Condition (i) on $\mathbf{h}$ can be written as $h_{\sigma(1)} \equiv 0 \pmod{p^{j_1}}.$ By our prior description of $K$, condition (ii) can be described as: $\begin{align*} h_{\sigma(2)} -ma_{\sigma(2)}&\equiv 0 \pmod{p^{j_2}}\\ h_{\sigma(3)} -ma_{\sigma(3)}&\equiv \gamma_{32}\bigl(h_{\sigma(2)}-ma_{\sigma(2)}\bigr) \pmod{p^{j_3}}\\ &\vdots\\ h_{\sigma(n+1)}-ma_{\sigma(n+1)} &\equiv \gamma_{(n+1)2}\bigl(h_{\sigma(2)}-ma_{\sigma(2)}\bigr) + \cdots + \gamma_{(n+1)n}\bigl(h_{\sigma(n)}-ma_{\sigma(n)}\bigr)\pmod{p^{j_{n+1}}} \end{align*}$ with the problem that $m$ depends on $h_{\sigma(1)}$.

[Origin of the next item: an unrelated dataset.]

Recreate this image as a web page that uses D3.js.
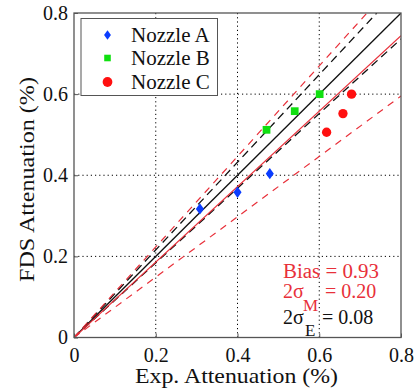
<!DOCTYPE html>
<html><head><meta charset="utf-8">
<script src="https://cdn.jsdelivr.net/npm/d3@7"></script>
<style>body{margin:0;background:#fff}svg{display:block}text{font-family:"Liberation Serif","Times New Roman",serif}</style>
</head><body><svg id="c" width="417" height="389"></svg>
<script>
const seriesNames = ["Nozzle A","Nozzle B","Nozzle C"];
const nozzleA_x = [0.308,0.400,0.479];
const nozzleA_y = [0.317,0.358,0.404];
const nozzleB_x = [0.471,0.540,0.601];
const nozzleB_y = [0.512,0.558,0.600];
const nozzleC_x = [0.618,0.658,0.679];
const nozzleC_y = [0.506,0.552,0.600];
const tickValues = [0,0.2,0.4,0.6,0.8];
const tickLabels = ["0","0.2","0.4","0.6","0.8"];
const bias = 0.93, sigmaM2 = 0.20, sigmaE2 = 0.08;

const svg = d3.select("#c");
const L=74,R=401,T=13,B=337.5;
const x = d3.scaleLinear().domain([0,0.8]).range([L,R]);
const y = d3.scaleLinear().domain([0,0.8]).range([B,T]);

// grid
const g = svg.append("g");
[0.2,0.4,0.6].forEach(v=>{
  g.append("line").attr("x1",x(v)).attr("x2",x(v)).attr("y1",T).attr("y2",B)
   .attr("stroke","#000").attr("stroke-width",1).attr("stroke-dasharray","1.2,3");
  g.append("line").attr("y1",y(v)).attr("y2",y(v)).attr("x1",L).attr("x2",R)
   .attr("stroke","#000").attr("stroke-width",1).attr("stroke-dasharray","1.2,3");
});

svg.append("clipPath").attr("id","clip").append("rect").attr("x",L).attr("y",T).attr("width",R-L).attr("height",B-T);
const lines = svg.append("g").attr("clip-path","url(#clip)");
function refLine(slope,color,dash,w){
  const xe = Math.min(0.8, 0.8/slope);
  lines.append("line").attr("x1",x(0)).attr("y1",y(0)).attr("x2",x(xe)).attr("y2",y(slope*xe))
   .attr("stroke",color).attr("stroke-width",w||1.2).attr("stroke-dasharray",dash||null);
}
refLine(1,"#111",null,1.3);
refLine(1+sigmaE2,"#111","8,5",1.3);
refLine(1-sigmaE2,"#111","8,5",1.3);
refLine(bias,"#e8303a");
refLine(bias*(1+sigmaM2),"#e8303a","7,6");
refLine(bias*(1-sigmaM2),"#e8303a","7,6");

// frame
svg.append("rect").attr("x",L).attr("y",T).attr("width",R-L).attr("height",B-T)
  .attr("fill","none").attr("stroke","#555").attr("stroke-width",1.3);

// axes
const fs = 20;
const xa = svg.append("g").attr("transform",`translate(0,${B})`)
  .call(d3.axisBottom(x).tickValues(tickValues).tickFormat((d,i)=>tickLabels[i]).tickSize(-4).tickPadding(7));
const ya = svg.append("g").attr("transform",`translate(${L},0)`)
  .call(d3.axisLeft(y).tickValues(tickValues).tickFormat((d,i)=>tickLabels[i]).tickSize(-4).tickPadding(6));
[xa,ya].forEach(a=>{a.select(".domain").remove();
  a.selectAll(".tick line").attr("stroke","#555");
  a.selectAll("text").attr("font-size",fs).attr("font-family","Liberation Serif").attr("fill","#111");});
xa.selectAll("text").attr("dy","0.85em");

svg.append("text").attr("x",236.5).attr("y",383).attr("text-anchor","middle")
  .attr("font-size",21).attr("fill","#111")
  .attr("textLength",203).attr("lengthAdjust","spacingAndGlyphs").text("Exp. Attenuation (%)");
svg.append("text").attr("transform",`translate(34,179.5) rotate(-90)`).attr("text-anchor","middle")
  .attr("font-size",21).attr("fill","#111")
  .attr("textLength",205).attr("lengthAdjust","spacingAndGlyphs").text("FDS Attenuation (%)");

// markers
const colors = ["#0a3cff","#10e010","#ff1010"];
const shapes = [d3.symbolDiamond, d3.symbolSquare, d3.symbolCircle];
const sizes = [60, 60, 68];
function diamond(sz){ return `M0,${-sz*0.62}L${sz*0.44},0L0,${sz*0.62}L${-sz*0.44},0Z`; }
function marker(sel,i,cx,cy,scale){
  if(i===0) sel.append("path").attr("d",diamond(9.2*scale)).attr("transform",`translate(${cx},${cy})`).attr("fill",colors[0]);
  else sel.append("path").attr("d",d3.symbol(shapes[i],sizes[i]*scale*scale)()).attr("transform",`translate(${cx},${cy})`).attr("fill",colors[i]);
}
const data = [[nozzleA_x,nozzleA_y],[nozzleB_x,nozzleB_y],[nozzleC_x,nozzleC_y]];
const pts = svg.append("g");
data.forEach((s,i)=>s[0].forEach((v,j)=>marker(pts,i,x(v),y(s[1][j]),1)));

// legend
const lg = svg.append("g");
lg.append("rect").attr("x",81).attr("y",18.5).attr("width",136.5).attr("height",77).attr("fill","#fff").attr("stroke","#555").attr("stroke-width",1);
const rowsY=[35,58,82];
seriesNames.forEach((n,i)=>{
  marker(lg,i,107.5,rowsY[i],i===2?1.05:0.85);
  lg.append("text").attr("x",131).attr("y",rowsY[i]).attr("dy","0.35em").attr("font-size",21).attr("fill","#111").text(n);
});

// annotations
const red="#e8303a";
const ann = svg.append("g").attr("font-size",fs);
ann.append("text").attr("x",283).attr("y",278).attr("fill",red)
  .attr("textLength",96).attr("lengthAdjust","spacingAndGlyphs").text("Bias = 0.93");
const t2 = ann.append("text").attr("fill",red);
t2.append("tspan").attr("x",283).attr("y",298).text("2σ");
t2.append("tspan").attr("x",303).attr("y",311).attr("font-size",17).text("M");
t2.append("tspan").attr("x",325).attr("y",298).text("= 0.20");
const t3 = ann.append("text").attr("fill","#111");
t3.append("tspan").attr("x",283).attr("y",324).text("2σ");
t3.append("tspan").attr("x",305).attr("y",336).attr("font-size",17).text("E");
t3.append("tspan").attr("x",322).attr("y",324).text("= 0.08");
</script></body></html>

However, $a_{\sigma(i)} = p^{j_1}b_{\sigma(i)} = a_{\sigma(1)}b_{\sigma(i)}$, and since $ma_{\sigma(1)} \equiv h_{\sigma(1)} \pmod{p^{k}}$ then for each $i$, $2\leq i\leq n+1$ we have $ma_{\sigma(i)} = ma_{\sigma(1)}b_{\sigma(i)} \equiv h_{\sigma(1)}b_{\sigma(i)}\pmod{p^{k}}.$ Since $j_i\leq k$, we can then rewrite the congruences above as: $\begin{align*} h_{\sigma(1)} &\equiv 0 \pmod{p^{j_1}}\\ h_{\sigma(2)} -h_{\sigma(1)}b_{\sigma(2)}&\equiv 0 \pmod{p^{j_2}}\\ h_{\sigma(3)} -h_{\sigma(1)}b_{\sigma(3)} &\equiv \gamma_{32}\bigl(h_{\sigma(2)}-h_{\sigma(1)}b_{\sigma(2)}\bigr) \pmod{p^{j_3}}\\ &\vdots\\ h_{\sigma(n+1)}-h_{\sigma(1)}b_{\sigma(n+1)} &\equiv \gamma_{(n+1)2}\bigl(h_{\sigma(2)}-h_{\sigma(1)}b_{\sigma(2)}\bigr) \\ &\qquad\qquad\mathop{+} \cdots \mathop{+} \gamma_{(n+1)n}\bigl(h_{\sigma(n)}-h_{\sigma(1)}b_{\sigma(n)}\bigr)\pmod{p^{j_{n+1}}} \end{align*}$ which can be rewritten in the desired form by moving the $h_{\sigma(1)}b_{\sigma(k)}$ summand to the right hand side, and regrouping; this satisfies the conditions of the statement above, since $b_1,\ldots,b_n$ and $\gamma_{ij}$ are fixed, giving rise to fixed $\alpha_{ij}$ that do not depend on $\mathbf{h}$.
This establishes the induction step, and so the description.